* [To do]: Without including any pictures, write out the listing below exactly.

* [Recorded information]:

______________________________

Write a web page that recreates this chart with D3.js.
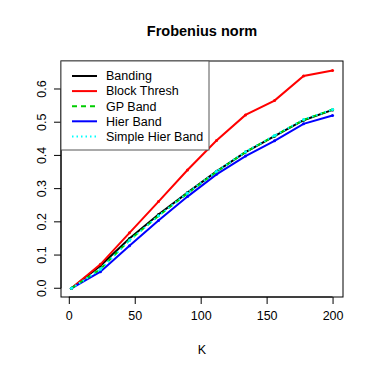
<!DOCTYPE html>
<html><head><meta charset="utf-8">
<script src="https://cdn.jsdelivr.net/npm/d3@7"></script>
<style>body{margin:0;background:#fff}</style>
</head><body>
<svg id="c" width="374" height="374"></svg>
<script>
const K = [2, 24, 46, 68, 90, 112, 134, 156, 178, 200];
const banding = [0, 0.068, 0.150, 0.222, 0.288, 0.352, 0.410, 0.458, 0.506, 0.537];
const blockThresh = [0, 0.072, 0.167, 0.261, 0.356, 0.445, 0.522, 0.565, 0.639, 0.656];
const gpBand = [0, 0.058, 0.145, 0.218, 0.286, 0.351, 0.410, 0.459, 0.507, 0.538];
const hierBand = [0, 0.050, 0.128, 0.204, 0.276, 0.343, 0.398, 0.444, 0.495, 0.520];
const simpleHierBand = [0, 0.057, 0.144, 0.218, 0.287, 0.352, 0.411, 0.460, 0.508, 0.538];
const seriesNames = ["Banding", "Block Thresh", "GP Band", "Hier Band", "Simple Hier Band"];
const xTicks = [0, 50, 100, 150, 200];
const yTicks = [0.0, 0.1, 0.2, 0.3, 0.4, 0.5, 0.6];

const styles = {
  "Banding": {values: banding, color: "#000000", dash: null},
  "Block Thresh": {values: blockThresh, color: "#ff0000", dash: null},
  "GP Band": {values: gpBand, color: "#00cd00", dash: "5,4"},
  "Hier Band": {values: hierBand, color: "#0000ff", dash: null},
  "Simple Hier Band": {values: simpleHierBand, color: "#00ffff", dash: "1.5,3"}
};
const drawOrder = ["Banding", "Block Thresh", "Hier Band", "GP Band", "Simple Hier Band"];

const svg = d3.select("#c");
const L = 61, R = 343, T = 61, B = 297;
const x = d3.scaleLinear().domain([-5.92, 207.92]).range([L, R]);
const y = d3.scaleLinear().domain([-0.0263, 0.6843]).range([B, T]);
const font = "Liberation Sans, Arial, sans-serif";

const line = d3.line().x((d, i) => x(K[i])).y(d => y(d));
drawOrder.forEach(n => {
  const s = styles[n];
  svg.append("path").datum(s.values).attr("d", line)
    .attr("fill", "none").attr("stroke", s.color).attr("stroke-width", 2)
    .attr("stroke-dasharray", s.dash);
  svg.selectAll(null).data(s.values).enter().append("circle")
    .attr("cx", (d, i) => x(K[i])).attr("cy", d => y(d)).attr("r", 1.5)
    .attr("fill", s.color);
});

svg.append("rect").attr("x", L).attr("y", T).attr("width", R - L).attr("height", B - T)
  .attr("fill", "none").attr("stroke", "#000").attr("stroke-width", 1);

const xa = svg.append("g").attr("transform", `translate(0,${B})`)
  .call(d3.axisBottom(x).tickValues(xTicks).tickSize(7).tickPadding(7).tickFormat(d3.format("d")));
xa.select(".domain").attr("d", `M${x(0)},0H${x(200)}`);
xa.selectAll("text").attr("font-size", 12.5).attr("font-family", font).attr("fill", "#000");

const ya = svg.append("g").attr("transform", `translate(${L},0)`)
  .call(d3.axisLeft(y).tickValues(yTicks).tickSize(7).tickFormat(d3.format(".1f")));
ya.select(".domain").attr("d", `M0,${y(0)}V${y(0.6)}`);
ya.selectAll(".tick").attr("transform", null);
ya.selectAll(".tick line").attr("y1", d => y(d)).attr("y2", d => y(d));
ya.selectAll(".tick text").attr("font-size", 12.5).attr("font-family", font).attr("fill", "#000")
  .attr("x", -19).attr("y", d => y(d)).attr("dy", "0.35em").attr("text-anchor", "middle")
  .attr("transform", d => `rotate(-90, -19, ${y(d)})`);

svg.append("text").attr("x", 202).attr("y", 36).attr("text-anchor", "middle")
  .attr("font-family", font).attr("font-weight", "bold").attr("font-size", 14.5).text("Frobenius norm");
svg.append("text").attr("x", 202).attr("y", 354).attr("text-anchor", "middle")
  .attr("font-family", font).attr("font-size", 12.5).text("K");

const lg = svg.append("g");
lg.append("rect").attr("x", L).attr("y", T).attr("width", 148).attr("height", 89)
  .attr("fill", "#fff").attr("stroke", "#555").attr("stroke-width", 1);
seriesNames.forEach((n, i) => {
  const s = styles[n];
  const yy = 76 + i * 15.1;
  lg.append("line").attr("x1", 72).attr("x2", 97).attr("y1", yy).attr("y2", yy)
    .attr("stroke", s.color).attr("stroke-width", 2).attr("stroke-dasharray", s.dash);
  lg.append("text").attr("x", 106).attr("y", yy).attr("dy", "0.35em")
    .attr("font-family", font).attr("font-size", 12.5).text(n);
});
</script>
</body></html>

______________________________

* [Solution to this task]:
Write a web page that recreates this chart with D3.js.
<!DOCTYPE html>
<html><head><meta charset="utf-8">
<script src="https://cdn.jsdelivr.net/npm/d3@7"></script>
<style>body{margin:0;background:#fff}</style>
</head><body>
<svg id="c" width="374" height="374"></svg>
<script>
const K = [2, 24, 46, 68, 90, 112, 134, 156, 178, 200];
const banding = [0, 0.068, 0.150, 0.222, 0.288, 0.352, 0.410, 0.458, 0.506, 0.537];
const blockThresh = [0, 0.072, 0.167, 0.261, 0.356, 0.445, 0.522, 0.565, 0.639, 0.656];
const gpBand = [0, 0.058, 0.145, 0.218, 0.286, 0.351, 0.410, 0.459, 0.507, 0.538];
const hierBand = [0, 0.050, 0.128, 0.204, 0.276, 0.343, 0.398, 0.444, 0.495, 0.520];
const simpleHierBand = [0, 0.057, 0.144, 0.218, 0.287, 0.352, 0.411, 0.460, 0.508, 0.538];
const seriesNames = ["Banding", "Block Thresh", "GP Band", "Hier Band", "Simple Hier Band"];
const xTicks = [0, 50, 100, 150, 200];
const yTicks = [0.0, 0.1, 0.2, 0.3, 0.4, 0.5, 0.6];

const styles = {
  "Banding": {values: banding, color: "#000000", dash: null},
  "Block Thresh": {values: blockThresh, color: "#ff0000", dash: null},
  "GP Band": {values: gpBand, color: "#00cd00", dash: "5,4"},
  "Hier Band": {values: hierBand, color: "#0000ff", dash: null},
  "Simple Hier Band": {values: simpleHierBand, color: "#00ffff", dash: "1.5,3"}
};
const drawOrder = ["Banding", "Block Thresh", "Hier Band", "GP Band", "Simple Hier Band"];

const svg = d3.select("#c");
const L = 61, R = 343, T = 61, B = 297;
const x = d3.scaleLinear().domain([-5.92, 207.92]).range([L, R]);
const y = d3.scaleLinear().domain([-0.0263, 0.6843]).range([B, T]);
const font = "Liberation Sans, Arial, sans-serif";

const line = d3.line().x((d, i) => x(K[i])).y(d => y(d));
drawOrder.forEach(n => {
  const s = styles[n];
  svg.append("path").datum(s.values).attr("d", line)
    .attr("fill", "none").attr("stroke", s.color).attr("stroke-width", 2)
    .attr("stroke-dasharray", s.dash);
  svg.selectAll(null).data(s.values).enter().append("circle")
    .attr("cx", (d, i) => x(K[i])).attr("cy", d => y(d)).attr("r", 1.5)
    .attr("fill", s.color);
});

svg.append("rect").attr("x", L).attr("y", T).attr("width", R - L).attr("height", B - T)
  .attr("fill", "none").attr("stroke", "#000").attr("stroke-width", 1);

const xa = svg.append("g").attr("transform", `translate(0,${B})`)
  .call(d3.axisBottom(x).tickValues(xTicks).tickSize(7).tickPadding(7).tickFormat(d3.format("d")));
xa.select(".domain").attr("d", `M${x(0)},0H${x(200)}`);
xa.selectAll("text").attr("font-size", 12.5).attr("font-family", font).attr("fill", "#000");

const ya = svg.append("g").attr("transform", `translate(${L},0)`)
  .call(d3.axisLeft(y).tickValues(yTicks).tickSize(7).tickFormat(d3.format(".1f")));
ya.select(".domain").attr("d", `M0,${y(0)}V${y(0.6)}`);
ya.selectAll(".tick").attr("transform", null);
ya.selectAll(".tick line").attr("y1", d => y(d)).attr("y2", d => y(d));
ya.selectAll(".tick text").attr("font-size", 12.5).attr("font-family", font).attr("fill", "#000")
  .attr("x", -19).attr("y", d => y(d)).attr("dy", "0.35em").attr("text-anchor", "middle")
  .attr("transform", d => `rotate(-90, -19, ${y(d)})`);

svg.append("text").attr("x", 202).attr("y", 36).attr("text-anchor", "middle")
  .attr("font-family", font).attr("font-weight", "bold").attr("font-size", 14.5).text("Frobenius norm");
svg.append("text").attr("x", 202).attr("y", 354).attr("text-anchor", "middle")
  .attr("font-family", font).attr("font-size", 12.5).text("K");

const lg = svg.append("g");
lg.append("rect").attr("x", L).attr("y", T).attr("width", 148).attr("height", 89)
  .attr("fill", "#fff").attr("stroke", "#555").attr("stroke-width", 1);
seriesNames.forEach((n, i) => {
  const s = styles[n];
  const yy = 76 + i * 15.1;
  lg.append("line").attr("x1", 72).attr("x2", 97).attr("y1", yy).attr("y2", yy)
    .attr("stroke", s.color).attr("stroke-width", 2).attr("stroke-dasharray", s.dash);
  lg.append("text").attr("x", 106).attr("y", yy).attr("dy", "0.35em")
    .attr("font-family", font).attr("font-size", 12.5).text(n);
});
</script>
</body></html>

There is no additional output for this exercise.